Section 3 of the BHC Act requires the Board to consider the financial and managerial resources and future prospects of the companies and banks involved in the proposal and certain other supervisory factors.20 The Board also reviews the financial and managerial resources of the organizations involved in the proposal under section 4 of the BHC Act. The Board has carefully considered these factors in light of all the facts of record, including supervisory and examination information received from the relevant federal and state supervisors of the organizations involved in the proposal and other available financial information, including information provided by AMEX and AMEX Travel. In addition, the Board has consulted with the primary federal and state supervisors of Applicants, AMEX Bank, and AMEX Thrift.

The Board consistently has considered capital adequacy to be an especially important aspect in analyzing financial factors. AMEX and AMEX Travel are adequately capitalized and all the AMEX entities that are subject to regulatory capital requirements currently exceed the relevant requirements. In addition, AMEX Bank and AMEX Thrift are currently well capitalized under applicable federal guidelines. AMEX Bank and AMEX Thrift also would be well capitalized on a pro forma basis on consummation of the proposal. Other financial factors are consistent with approval.

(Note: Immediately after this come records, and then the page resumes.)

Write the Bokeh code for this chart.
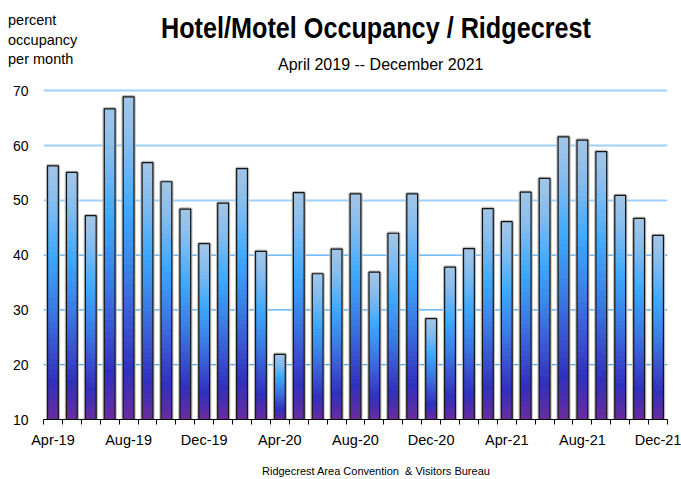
from bokeh.plotting import figure
from bokeh.models import FixedTicker, Range1d, Span, Div
from bokeh.layouts import column
from bokeh.embed import file_html
from bokeh.resources import INLINE

months = ["Apr-19", "May-19", "Jun-19", "Jul-19", "Aug-19", "Sep-19", "Oct-19", "Nov-19", "Dec-19",
          "Jan-20", "Feb-20", "Mar-20", "Apr-20", "May-20", "Jun-20", "Jul-20", "Aug-20", "Sep-20",
          "Oct-20", "Nov-20", "Dec-20", "Jan-21", "Feb-21", "Mar-21", "Apr-21", "May-21", "Jun-21",
          "Jul-21", "Aug-21", "Sep-21", "Oct-21", "Nov-21", "Dec-21"]
occupancy = [56.3, 55.1, 47.2, 66.7, 68.9, 56.9, 53.4, 48.4, 42.1,
             49.5, 55.8, 40.7, 21.9, 51.4, 36.6, 41.1, 51.2, 36.9,
             44.0, 51.2, 28.4, 37.8, 41.2, 48.5, 46.1, 51.5, 54.0,
             61.6, 61.0, 58.9, 50.9, 46.7, 43.6]
labelled_months = ["Apr-19", "Aug-19", "Dec-19", "Apr-20", "Aug-20", "Dec-20", "Apr-21", "Aug-21", "Dec-21"]
y_ticks = [10, 20, 30, 40, 50, 60, 70]
y_min, y_max = 10, 70.6

title_text = "Hotel/Motel Occupancy / Ridgecrest"
subtitle_text = "April 2019 -- December 2021"
ylabel_lines = ["percent", "occupancy", "per month"]
footer_text = "Ridgecrest Area Convention &nbsp;&amp; Visitors Bureau"

FONT = "Liberation Sans"

# gradient stops (0 = top of bar, 1 = bottom)
stops = [(0.0, (163, 198, 230)), (0.15, (132, 188, 238)), (0.35, (62, 169, 253)),
         (0.55, (59, 126, 230)), (0.72, (58, 80, 208)), (0.85, (48, 48, 190)),
         (1.0, (106, 44, 158))]


def grad(t):
    for (t0, c0), (t1, c1) in zip(stops[:-1], stops[1:]):
        if t0 <= t <= t1:
            f = (t - t0) / (t1 - t0)
            return "#%02x%02x%02x" % tuple(int(round(a + (b - a) * f)) for a, b in zip(c0, c1))
    return "#%02x%02x%02x" % stops[-1][1]


HEADER_H = 76
FOOTER_H = 20

# ---- header (title, subtitle, y caption) ----
header_html = (
    f'<div style="position:relative;width:681px;height:{HEADER_H}px;font-family:\'{FONT}\';color:black;">'
    f'<div style="position:absolute;left:8px;top:11px;font-size:14.5px;line-height:19.5px;white-space:nowrap;">'
    + "<br>".join(ylabel_lines) +
    '</div>'
    f'<div style="position:absolute;left:161px;top:13px;font-size:30px;line-height:30px;font-weight:bold;'
    f'white-space:nowrap;transform:scaleX(0.84);transform-origin:left top;">{title_text}</div>'
    f'<div style="position:absolute;left:278px;top:57px;font-size:16px;line-height:16px;white-space:nowrap;">{subtitle_text}</div>'
    '</div>'
)
header = Div(text=header_html, width=681, height=HEADER_H, margin=0)

footer_html = (
    f'<div style="position:relative;width:681px;height:{FOOTER_H}px;font-family:\'{FONT}\';color:black;">'
    f'<div style="position:absolute;left:262px;top:7px;font-size:11px;line-height:11px;white-space:nowrap;">{footer_text}</div>'
    '</div>'
)
footer = Div(text=footer_html, width=681, height=FOOTER_H, margin=0)

x = list(range(len(months)))
W = 0.57

p = figure(width=681, height=479 - HEADER_H - FOOTER_H, x_range=Range1d(-0.5, len(months) - 0.5),
           y_range=Range1d(y_min, y_max), output_backend="svg", toolbar_location=None,
           min_border_left=43, min_border_right=14, min_border_top=11, min_border_bottom=40,
           title=None, margin=0)
p.outline_line_color = None
p.xgrid.grid_line_color = None
p.background_fill_color = "white"

# grid lines: lighter upper ones (grid), bluer lower ones (spans)
p.ygrid.ticker = FixedTicker(ticks=[t for t in y_ticks if t >= 50])
p.ygrid.grid_line_color = "#9fd0fb"
p.ygrid.grid_line_width = 2
for t in y_ticks:
    if 10 < t < 50:
        p.add_layout(Span(location=t, dimension="width", line_color="#4aa8f5",
                          line_width=1.2, level="underlay"))

# halo / shadow
p.quad(left=[i - W / 2 for i in x], right=[i + W / 2 for i in x], bottom=10, top=occupancy,
       fill_color=None, line_color="#bcbcbc", line_width=3.5)

N = 50
L, R, B, T, C = [], [], [], [], []
for i, v in zip(x, occupancy):
    h = v - 10
    for k in range(N):
        t0, t1 = k / N, (k + 1) / N
        L.append(i - W / 2)
        R.append(i + W / 2)
        T.append(v - t0 * h)
        B.append(max(10, v - t1 * h - 0.25))
        C.append(grad((t0 + t1) / 2))
p.quad(left=L, right=R, bottom=B, top=T, fill_color=C, line_color=None)

p.quad(left=[i - W / 2 for i in x], right=[i + W / 2 for i in x], bottom=10, top=occupancy,
       fill_color=None, line_color="#151515", line_width=1.2)

# x axis
label_pos = [months.index(m) for m in labelled_months]
p.xaxis.ticker = FixedTicker(ticks=label_pos, minor_ticks=[i - 0.5 for i in range(len(months) + 1)])
p.xaxis.major_label_overrides = {i: months[i] for i in label_pos}
p.xaxis.major_tick_out = 0
p.xaxis.major_tick_in = 0
p.xaxis.minor_tick_out = 5
p.xaxis.minor_tick_in = 0
p.xaxis.minor_tick_line_color = "black"
p.xaxis.axis_line_color = "black"
p.xaxis.axis_line_width = 1
p.xaxis.major_label_standoff = 7
p.xaxis.major_label_text_font = FONT
p.xaxis.major_label_text_font_size = "14.5px"
p.xaxis.major_label_text_color = "black"

# y axis
p.yaxis.ticker = FixedTicker(ticks=y_ticks)
p.yaxis.axis_line_color = None
p.yaxis.major_tick_line_color = None
p.yaxis.major_tick_out = 0
p.yaxis.major_tick_in = 0
p.yaxis.minor_tick_line_color = None
p.yaxis.major_label_standoff = 15
p.yaxis.major_label_text_font = FONT
p.yaxis.major_label_text_font_size = "14px"
p.yaxis.major_label_text_color = "black"

layout = column(header, p, footer, spacing=0)
open("out.html", "w").write(file_html(layout, INLINE))
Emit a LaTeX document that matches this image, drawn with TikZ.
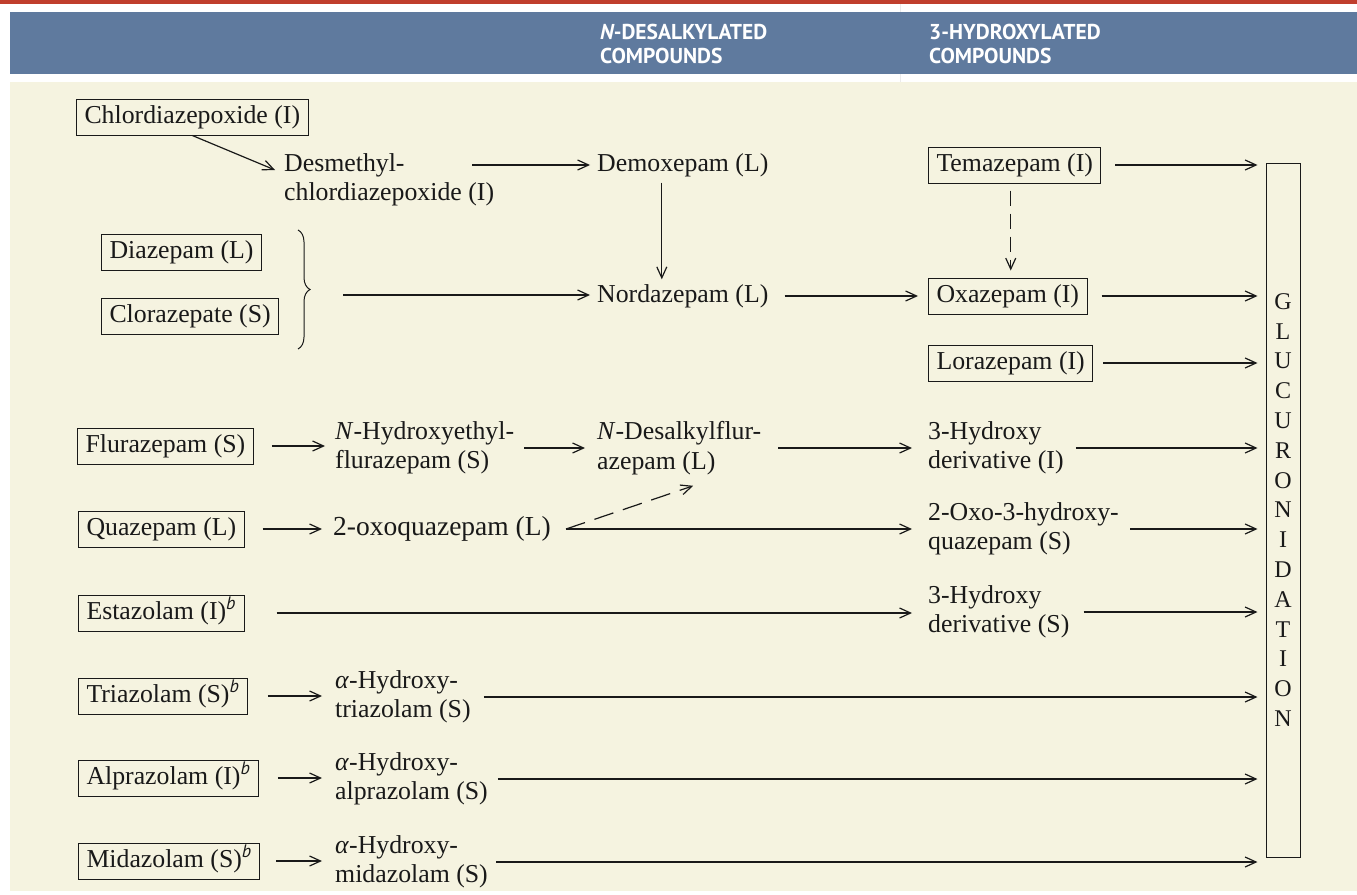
\documentclass[tikz,border=0pt]{standalone}
\usepackage{fontspec}
\setmainfont{Liberation Serif}
\newfontfamily\hdrfont{PT Sans}
\usetikzlibrary{arrows.meta,decorations.pathreplacing,calc}
\definecolor{cream}{RGB}{245,243,224}
\definecolor{hblue}{RGB}{95,122,158}
\definecolor{hred}{RGB}{192,62,45}
\definecolor{ink}{RGB}{25,25,25}
\begin{document}
\begin{tikzpicture}[x=1pt,y=-1pt,
  every node/.style={font=\fontsize{25.8}{29.5}\selectfont, text=ink},
  box/.style={draw=ink, line width=1pt, inner xsep=8pt, inner ysep=6.5pt, text height=17.5pt, text depth=5.5pt, anchor=west},
  lbl/.style={inner sep=0pt, anchor=west, text height=17.5pt, text depth=5.5pt},
  lbl2/.style={inner sep=0pt, anchor=west, align=left},
  arr/.style={draw=ink, line width=1.2pt, -{Straight Barb[length=11pt,width=10pt,line width=1.2pt]}},
  darr/.style={arr, dash pattern=on 15pt off 8pt},
  hdr/.style={font=\hdrfont\bfseries\fontsize{21.5}{23.5}\selectfont, text=white, inner sep=0pt, anchor=north west, align=left}
]
\fill[white] (0,0) rectangle (1357,894);
\useasboundingbox (0,0) rectangle (1357,894);
\fill[hred] (0,0) rectangle (1357,4);
\fill[hblue] (10,12) rectangle (1357,74);
\fill[cream] (10,82) rectangle (1357,891);
\draw[black!8, line width=0.6pt] (900,4) -- (900,12) (900,74) -- (900,82);

\node[hdr] (h1) at (600,24) {{\itshape N}-DESALKYLATED\\COMPOUNDS};
\node[hdr] (h2) at (929,24) {3-HYDROXYLATED\\COMPOUNDS};

\node[box] (chl) at (76,117) {Chlordiazepoxide (I)};
\node[lbl2] (desm) at (284,180) {Desmethyl-\\chlordiazepoxide (I)};
\node[lbl] (demox) at (597,165) {Demoxepam (L)};
\node[box] (diaz) at (101,252) {Diazepam (L)};
\node[box] (cloraz) at (101,316) {Clorazepate (S)};
\node[lbl] (nord) at (597,296) {Nordazepam (L)};
\node[box] (tema) at (928,165) {Temazepam (I)};
\node[box] (oxa) at (928,296) {Oxazepam (I)};
\node[box] (lora) at (928,363) {Lorazepam (I)};
\node[box] (flu) at (77,446) {Flurazepam (S)};
\node[lbl2] (nhe) at (335,448) {\textit{N}-Hydroxyethyl-\\flurazepam (S)};
\node[lbl2] (ndes) at (597,448) {\textit{N}-Desalkylflur-\\azepam (L)};
\node[lbl2] (h3i) at (928,448) {3-Hydroxy\\derivative (I)};
\node[box] (qua) at (78,529) {Quazepam (L)};
\node[lbl, font=\fontsize{27.5}{30}\selectfont] (oxoq) at (333,529) {2-oxoquazepam (L)};
\node[lbl2] (oxo3) at (928,529) {2-Oxo-3-hydroxy-\\quazepam (S)};
\node[box] (esta) at (78,613) {Estazolam (I)\textsuperscript{\hdrfont\itshape b}};
\node[lbl2] (h3s) at (928,612) {3-Hydroxy\\derivative (S)};
\node[box] (tria) at (78,696) {Triazolam (S)\textsuperscript{\hdrfont\itshape b}};
\node[lbl2] (ahT) at (335,697) {\textit{α}-Hydroxy-\\triazolam (S)};
\node[box] (alpra) at (78,778) {Alprazolam (I)\textsuperscript{\hdrfont\itshape b}};
\node[lbl2] (ahA) at (335,779) {\textit{α}-Hydroxy-\\alprazolam (S)};
\node[box] (mida) at (78,861) {Midazolam (S)\textsuperscript{\hdrfont\itshape b}};
\node[lbl2] (ahM) at (335,862) {\textit{α}-Hydroxy-\\midazolam (S)};

\node[draw=ink, line width=1pt, minimum width=34pt, minimum height=694pt, inner sep=0pt, align=center, font=\fontsize{24}{29.8}\selectfont] (gl) at (1283,510) {G\\L\\U\\C\\U\\R\\O\\N\\I\\D\\A\\T\\I\\O\\N};

% brace
\draw[ink, line width=1pt, decorate, decoration={brace, amplitude=12pt}] (298,230) -- (298,349);
\coordinate (brtip) at (310,289);
\coordinate (brstart) at ($(brtip)+(33,6)$);

% arrows
\draw[arr] (chl.south) -- ([shift={(-9pt,10pt)}]desm.west);
\draw[arr, shorten >=7pt] ([xshift=-22pt]desm.east |- demox.west) -- (demox.west);
\draw[arr, shorten <=6pt, shorten >=5pt] ([xshift=-21pt]demox.south) -- ([xshift=-21pt]demox.south |- nord.north);
\draw[arr, shorten >=7pt] (brstart) -- (brstart -| nord.west);
\draw[arr, shorten <=16pt, shorten >=10pt] (nord.east) -- (nord.east -| oxa.west);
\draw[darr, shorten <=7pt, shorten >=7pt] ([xshift=-4pt]tema.south) -- ([xshift=-4pt]tema.south |- oxa.north);

\draw[arr, shorten <=14pt, shorten >=8pt] (tema.east) -- (tema.east -| gl.west);
\draw[arr, shorten <=14pt, shorten >=8pt] (oxa.east) -- (oxa.east -| gl.west);
\draw[arr, shorten <=10pt, shorten >=8pt] (lora.east) -- (lora.east -| gl.west);

\draw[arr, shorten <=18pt, shorten >=10pt] (flu.east) -- (flu.east -| nhe.west);
\draw[arr, shorten <=10pt, shorten >=12pt] (nhe.east) -- (nhe.east -| ndes.west);
\draw[arr, shorten <=17pt, shorten >=16pt] (ndes.east) -- (ndes.east -| h3i.west);
\draw[arr, shorten <=12pt, shorten >=8pt] (h3i.east) -- (h3i.east -| gl.west);

\draw[arr, shorten <=18pt, shorten >=11pt] (qua.east) -- (qua.east -| oxoq.west);
\coordinate (qf) at ($(oxoq.east)+(15,0)$);
\draw[darr, dash pattern=on 20pt off 10pt] (qf) -- ([shift={(14pt,-11pt)}]ndes.south);
\draw[arr, shorten >=16pt] (qf) -- (qf -| oxo3.west);
\draw[arr, shorten <=11pt, shorten >=8pt] (oxo3.east) -- (oxo3.east -| gl.west);

\draw[arr, shorten <=32pt, shorten >=16pt] (esta.east) -- (esta.east -| h3s.west);
\draw[arr, shorten <=14pt, shorten >=8pt] (h3s.east) -- (h3s.east -| gl.west);

\draw[arr, shorten <=20pt, shorten >=13pt] (tria.east) -- (tria.east -| ahT.west);
\draw[arr, shorten <=13pt, shorten >=8pt] (ahT.east) -- (ahT.east -| gl.west);
\draw[arr, shorten <=19pt, shorten >=13pt] (alpra.east) -- (alpra.east -| ahA.west);
\draw[arr, shorten <=10pt, shorten >=8pt] (ahA.east) -- (ahA.east -| gl.west);
\draw[arr, shorten <=16pt, shorten >=13pt] (mida.east) -- (mida.east -| ahM.west);
\draw[arr, shorten <=8pt, shorten >=8pt] (ahM.east) -- (ahM.east -| gl.west);
\end{tikzpicture}
\end{document}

In addition, the Board has carefully considered the managerial resources of AMEX and AMEX Travel in light of all the facts of record, including confidential supervisory and examination information and information provided by Applicants. The Board has considered the supervisory experience of the relevant federal and state supervisory agencies of Applicants and their insured depository institutions with the organizations and institutions and their records of compliance with applicable banking law and anti-money-laundering laws.21

Based on all the facts of record, the Board concludes that considerations relating to the financial and managerial resources and future prospects of the organizations involved are consistent with approval, as are the other supervisory factors under the BHC Act.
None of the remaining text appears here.